Back when I showed my tool to generate RSS feeds [0], someone recommended a extensive list of similar tools [1]. In case this doesn't exactly meet your needs (e.g. needing to self-host), you might find a useful alternative there.
[0] Show HN: RSS feeds for arbitrary websites using CSS selectors
Some rss feeds only include a snippet of the entire item text. One nice thing about rss-bridge is that bridges can expand an existing feed to include the entire item content.
In essence the project is a scraper that generates web feeds.
ttrss has (an official?) plugin to do that (fetch full text from title only RSS feeds), and I'm sure other feed readers can do it from the box or via plugins
The official plugin uses a php port of Mozilla's Readability, which is used for Firefox Reader Mode. There is also the 3rd party FeedIron that is more configurable.
Thank you Eugene for your work, I really like these kind of projects for a open web! I have a question: do you have a list of hosted instances, as Invidious has [0], or are you planning to do it in the future? So people like me can use it without opening their own instance?
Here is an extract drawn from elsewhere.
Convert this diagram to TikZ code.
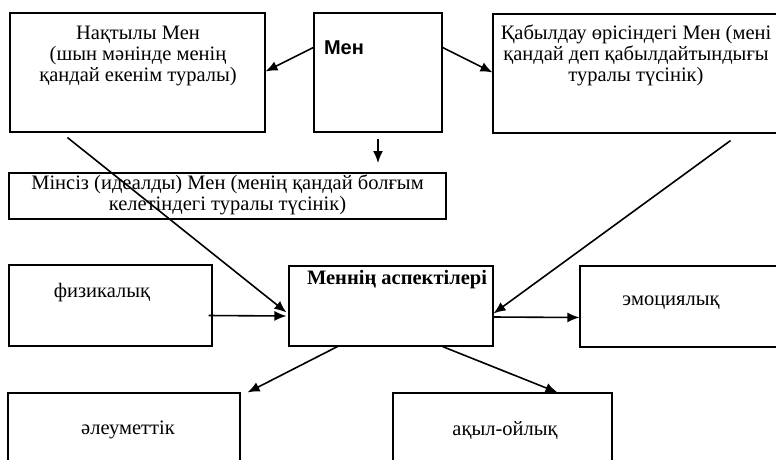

>>> Dear so-called "social" websites.
Your catchword is "share", but you don't want us to share. You want to keep us within your walled gardens. That's why you've been removing RSS links from webpages, hiding them deep on your website, or removed feeds entirely, replacing it with crippled or demented proprietary API. FUCK YOU.
You're not social when you hamper sharing by removing feeds. You're happy to have customers creating content for your ecosystem, but you don't want this content out - a content you do not even own. Google Takeout is just a gimmick. We want our data to flow, we want RSS or Atom feeds.
We want to share with friends, using open protocols: RSS, Atom, XMPP, whatever. Because no one wants to have your service with your applications using your API force-feeding them. Friends must be free to choose whatever software and service they want.
We are rebuilding bridges you have willfully destroyed.
Get your shit together: Put RSS/Atom back in. <<<
Not gonna happen but I fully agree with the sentiment.